What was Shell Oil's initial response to the devastation in Bodo, to Christian's ruined fish ponds and livelihood? Silence.

Although Shell has accepted liability for these two spills, it is still silent on the issue of undertaking a comprehensive clean-up of the affected area, fully compensating the people whose lives have been devastated by the spills, and rehabilitating the affected area.

Counter Shell's silence with some noise of your own. Tell Royal Dutch Shell's CEO that it's time his company own up, pay up and clean up its human rights mess in the Niger Delta.

The facts are indisputable. According to a recently released UN report, Shell has failed to adequately clean up pollution in the Niger Delta for years. It's a familiar story these days -- yet another corporation trying to weasel out of a mess of its own making.

Today, on the 16th anniversary of the execution of Nigerian environmental and human rights defender Ken Saro-Wiwa and eight of his fellow activists, Amnesty is launching a new report that reviews the record of the Bodo spill and adds damning new facts.

Shell Oil, which recently reported profits of $7.2 billion for July-September 2011, initially offered the Bodo community just a few thousand dollars and 50 bags of rice, beans, sugar and tomatoes as relief for the disaster.

Shell Oil is one of the three biggest companies in the world by revenue, a juggernaut in international business. But when it comes down to paying for a cleanup fund in Nigeria -- to pay basic compensation to residents like Christian who lost everything in the oil spill Shell is liable for -- this multinational corporation refuses to take responsibility.

Of course, if Shell commits to a $1 billion cleanup fund in Nigeria, as Amnesty is asking it to do, Shell's shareholder profits may suffer a little. But we believe corporations should not put the profit of a few over the health and human rights of entire communities.

Stand up for "the 99%", wherever they are. We can't be silent while the human rights to water and livelihood are being destroyed by corporations like Shell.

Let's win a key victory in the fight against environmental abuses in the oil industry and for human rights. Sign our petition now calling on Shell Oil to clean up its Niger Delta mess.

For justice,

Tanuka Loha
Director, Demand Dignity Campaign
Amnesty International USA

P.S. Momentum is already on our side!

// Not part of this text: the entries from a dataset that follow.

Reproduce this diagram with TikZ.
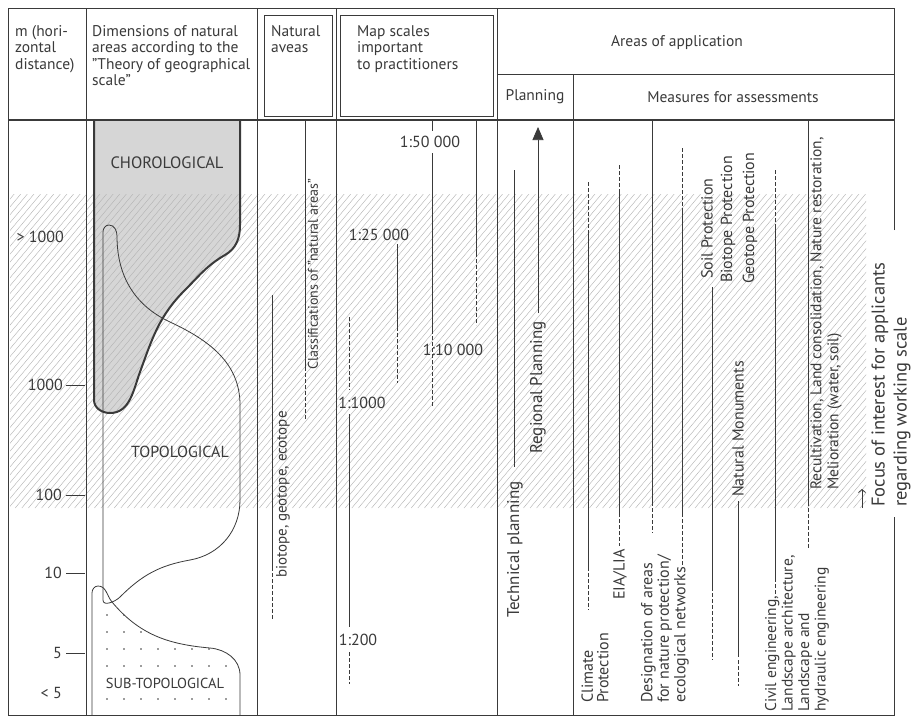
\documentclass[tikz,border=0pt]{standalone}
\usepackage{fontspec}
\setmainfont{PT Sans}
\usetikzlibrary{arrows.meta}
\definecolor{inkc}{HTML}{3A3A3A}
\definecolor{chfill}{HTML}{D6D6D6}
\definecolor{hatchc}{HTML}{B2B2B2}
\newcommand\hdrfont{\fontsize{15.5}{16.5}\selectfont}
\newcommand\axfont{\fontsize{16}{17}\selectfont}
\newcommand\vfont{\fontsize{16}{16.5}\selectfont}
\newcommand\bigfont{\fontsize{18.5}{22}\selectfont}
\begin{document}
\begin{tikzpicture}[x=1pt,y=-1pt,
  frame/.style={draw=inkc, line width=0.7pt},
  hdr/.style={text=inkc, font=\hdrfont, align=left, anchor=north west, inner sep=0pt},
  ctr/.style={text=inkc, font=\hdrfont, inner sep=0pt},
  axl/.style={text=inkc, font=\axfont, anchor=east, inner sep=0pt},
  scl/.style={text=inkc, font=\axfont, inner sep=0pt},
  vlab/.style={text=inkc, font=\vfont, rotate=90, anchor=west, align=left, inner sep=0pt},
  sl/.style={draw=inkc, line width=0.75pt},
  dl/.style={draw=inkc, line width=0.75pt, dash pattern=on 3.5pt off 2.5pt},
  thin/.style={draw=inkc, line width=0.8pt},
]
\useasboundingbox (0,0) rectangle (919,720);
\fill[white] (0,0) rectangle (919,720);

% ---------- chorological fill ----------
\def\chorpath{(94,120) -- (94,400) to[out=-90,in=180] (110,413) to[out=0,in=-110] (140,372) to[out=70,in=-135] (185,290) to[out=45,in=-150] (225,255) to[out=30,in=-90] (240,225) -- (240,120)}
\fill[chfill] \chorpath -- cycle;

% ---------- hatching ----------
\begin{scope}
  \clip (10,194) rectangle (866,508);
  \foreach \i in {0,...,175} {
    \draw[hatchc, line width=0.4pt] (-262+\i*6.6,508) -- ++(263,-314);
  }
\end{scope}

% ---------- frame ----------
\draw[frame] (894,230) -- (894,8) -- (8,8) -- (8,715) -- (894,715) -- (894,517);
\draw[draw=inkc, line width=1.3pt] (8,120) -- (894,120);
\draw[frame] (86,8) -- (86,715);
\draw[frame] (257,8) -- (257,715);
\draw[frame] (336,8) -- (336,715);
\draw[frame] (497,8) -- (497,715);
\draw[frame] (573,74) -- (573,715);
\draw[frame] (497,74) -- (894,74);
\draw[frame] (264,15) rectangle (332,116);
\draw[frame] (340,15) rectangle (493,116);

% ---------- header texts ----------
\node[hdr] (h1) at (15,25) {m (hori-\\zontal\\distance)};
\node[hdr] (h2) at (92,25) {Dimensions of natural\\areas according to the\\"Theory of geographical\\scale"};
\node[hdr] (h3) at (271,25) {Natural\\aveas};
\node[hdr] (h4) at (357,25) {Map scales\\important\\to practitioners};
\node[ctr] (h5) at (677,43) {Areas of application};
\node[ctr] (h6) at (535,97) {Planning};
\node[ctr] (h7) at (733,97) {Measures for assessments};

% ---------- axis ----------
\node[axl] (a1) at (64,237) {> 1000};
\node[axl] (a2) at (63,385) {1000};
\node[axl] (a3) at (62,495) {100};
\node[axl] (a4) at (62,573) {10};
\node[axl] (a5) at (62,653) {5};
\node[axl] (a6) at (62,693) {< 5};
\foreach \n/\y in {a2/385,a3/495,a4/573,a5/653} {
  \draw[thin] (66,\y) -- (85,\y);
}

% ---------- dimension shapes ----------
\draw[draw=inkc, line width=2pt, line join=round] \chorpath;
\node[text=inkc, font=\fontsize{16.5}{17}\selectfont, inner sep=0pt] (cho) at (167,163) {CHOROLOGICAL};
% topological loop
\draw[thin] (103,600) -- (103,232) to[out=90,in=180] (109,225) to[out=0,in=90] (117,236)
  to[out=-90,in=155] (170,322) to[out=-25,in=90] (240,405) -- (240,500)
  to[out=-90,in=10] (190,560) to[out=190,in=45] (120,597) to[out=225,in=-90] (103,600);
\node[text=inkc, font=\axfont, inner sep=0pt] (top) at (180,452) {TOPOLOGICAL};
% sub-topological
\def\subpath{(92,715) -- (92,593) to[out=90,in=180] (98,586) to[out=0,in=130] (112,602) to[out=-50,in=175] (210,648) to[out=-5,in=90] (240,675) -- (240,715)}
\begin{scope}
  \clip \subpath -- cycle;
  \foreach \x in {107,124,...,226} {
    \foreach \y in {615,632,649,666,699} {
      \fill[inkc] (\x,\y) circle (0.9pt);
    }
  }
\end{scope}
\draw[thin] \subpath;
\node[text=inkc, font=\fontsize{14.5}{15}\selectfont, fill=white, inner sep=1pt] (sub) at (165,683) {SUB-TOPOLOGICAL};

% ---------- natural areas ----------
\draw[sl] (272,295) -- (272,567);
\draw[dl] (272,567) -- (272,620);
\node[vlab, font=\fontsize{15}{16}\selectfont] (bio) at (283,578) {biotope, geotope, ecotope};
\draw[sl] (305,120) -- (305,367);
\draw[dl] (305,367) -- (305,420);
\node[vlab, font=\fontsize{14}{15}\selectfont] (cla) at (313,370) {Classifications of "natural areas"};

% ---------- map scales ----------
\node[scl] (s50) at (430,142) {1:50 000};
\draw[sl] (432,120) -- (432,131);
\draw[sl] (432,153) -- (432,330);
\draw[dl] (432,330) -- (432,407);
\draw[sl] (476,120) -- (476,253);
\draw[dl] (476,253) -- (476,325);
\node[scl] (s25) at (379,235) {1:25 000};
\draw[sl] (397,244) -- (397,327);
\draw[dl] (397,327) -- (397,383);
\node[scl] (s10) at (453,350) {1:10 000};
\node[scl] (s1k) at (362,403) {1:1000};
\draw[dl] (349,317) -- (349,390);
\draw[sl] (349,414) -- (349,627);
\node[scl] (s2) at (358,640) {1:200};
\draw[dl] (349,652) -- (349,684);

% ---------- planning ----------
\draw[sl] (514,170) -- (514,467);
\node[vlab, font=\fontsize{17}{18}\selectfont] (tec) at (515,618) {Technical planning};
\draw[sl, -{Triangle[width=11pt,length=13pt]}] (538,313) -- (538,127);
\node[vlab, font=\fontsize{17}{18}\selectfont] (reg) at (538,454) {Regional Planning};

% ---------- measures ----------
\draw[dl] (588,182) -- (588,230);
\draw[sl] (588,230) -- (588,567);
\draw[dl] (588,567) -- (588,610);
\node[vlab, font=\fontsize{16}{15.5}\selectfont] (cli) at (595,703) {Climate\\Protection};

\draw[dl] (619,165) -- (619,192);
\draw[sl] (619,192) -- (619,513);
\draw[dl] (619,513) -- (619,546);
\node[vlab] (eia) at (620,600) {EIA/LIA};

\draw[sl] (652,120) -- (652,502);
\draw[dl] (652,502) -- (652,533);
\draw[dl] (682,148) -- (682,208);
\draw[sl] (682,208) -- (682,513);
\draw[dl] (682,513) -- (682,565);
\node[vlab] (des) at (665,703) {Designation of areas\\for nature protection/\\ecological networks};

\draw[sl] (712,287) -- (712,587);
\draw[dl] (712,587) -- (712,660);
\node[vlab] (soil) at (707,279) {Soil Protection};
\node[vlab] (biop) at (728,283) {Biotope Protection};
\node[vlab] (geop) at (750,284) {Geotope Protection};

\node[vlab] (nat) at (738,497) {Natural Monuments};
\draw[sl] (738,501) -- (738,657);
\draw[dl] (738,660) -- (738,686);

\draw[dl] (775,170) -- (775,227);
\draw[sl] (775,227) -- (775,578);
\draw[dl] (775,578) -- (775,596);
\node[vlab, font=\fontsize{15.5}{16.5}\selectfont] (civ) at (797,712) {Civil engineering,\\Landscape architecture,\\Landscape and\\hydraulic engineering};

\draw[sl] (808,120) -- (808,502);
\draw[dl] (808,502) -- (808,548);
\node[vlab, font=\fontsize{15.5}{17}\selectfont] (rec) at (826,490) {Recultivation, Land consolidation, Nature restoration,\\Melioration (water, soil)};

\draw[draw=inkc, line width=0.8pt, -{Straight Barb[length=3pt,width=7pt]}] (862,508) -- (862,489);
\node[vlab, font=\bigfont] (foc) at (891,507) {Focus of interest for applicants\\regarding working scale};
\end{tikzpicture}
\end{document}
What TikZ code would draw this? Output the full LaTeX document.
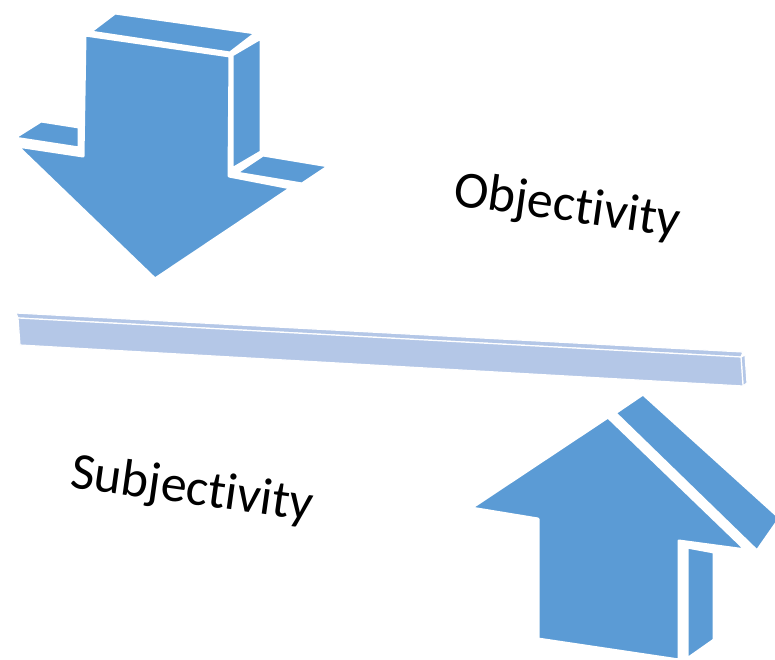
\documentclass[tikz,border=0pt]{standalone}
\usepackage{fontspec}
\setmainfont{Carlito}[Ligatures={NoCommon}]
\usepackage{tikz}
\definecolor{arrowblue}{HTML}{5B9BD5}
\definecolor{barblue}{HTML}{B4C7E7}

\begin{document}
\begin{tikzpicture}[x=1pt,y=-1pt]
        \tikzstyle{face} = [fill=arrowblue, draw=white, line width=3pt, line join=round];
        \tikzstyle{barface} = [face, fill=barblue, line width=1.2pt];
        \tikzstyle{word} = [font=\fontsize{52}{62}\selectfont, rotate=-8, anchor=base west, inner sep=0pt];
        \useasboundingbox (0,0) rectangle (775,659);

        % down arrow: side faces, then front
        \draw[face] (90,32) -- (115,13) -- (256,33) -- (230,53) -- cycle;
        \draw[face] (232,55) -- (261,38) -- (261,152) -- (232,169) -- cycle;
        \draw[face] (14,138) -- (41,121) -- (79,127) -- (79,148) -- cycle;
        \draw[face] (236,173) -- (263,155) -- (329,166) -- (302,184) -- cycle;
        \draw[face] (85,35) -- (230,56) -- (229,176) -- (291,188) -- (155,279)
            -- (17,146) -- (83,156) -- cycle;

        % bar
        \draw[barface] (16,313) -- (743,352) -- (741,357) -- (18,318) -- cycle;
        \draw[barface] (741,357) -- (745,355) -- (747,383) -- (743,386) -- cycle;
        \draw[barface] (18,318) -- (741,357) -- (743,386) -- (20,345) -- cycle;

        % up arrow: side faces, then front
        \draw[face] (615,413) -- (643,394) -- (780,518) -- (757,551) -- cycle;
        \draw[face] (687,547) -- (714,552) -- (714,640) -- (687,659) -- cycle;
        \draw[face] (608,417) -- (746,550) -- (679,541) -- (679,660) -- (538,639)
            -- (538,519) -- (471,508) -- cycle;

        \node[word] (obj) at (452,205) {Objectivity};
        \node[word] (subj) at (69,487) {Subjectivity};
    \end{tikzpicture}
\end{document}
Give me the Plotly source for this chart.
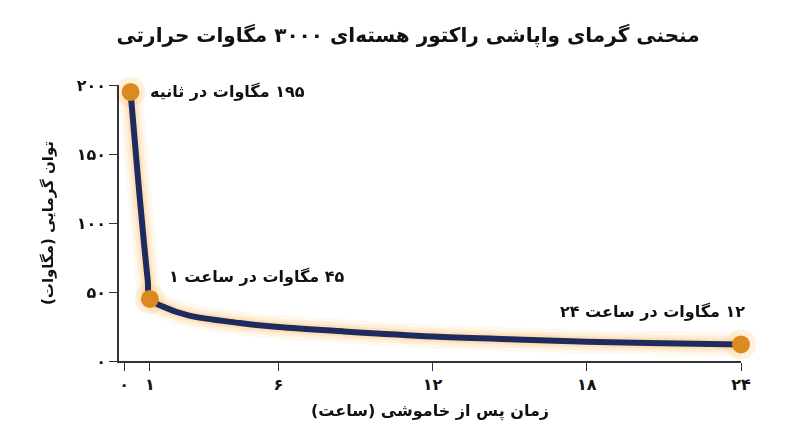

Just last month the US Supreme Court agreed to hear two cases that will determine whether corporations can be sued in US courts for human rights abuses committed abroad. One of them involves a group of Nigerian nationals who sued Royal Dutch Petroleum and two of its Shell Oil subsidiaries, alleging their complicity in serious human rights abuses by the Nigerian government in the early 1990s to suppress activism against the oil industry.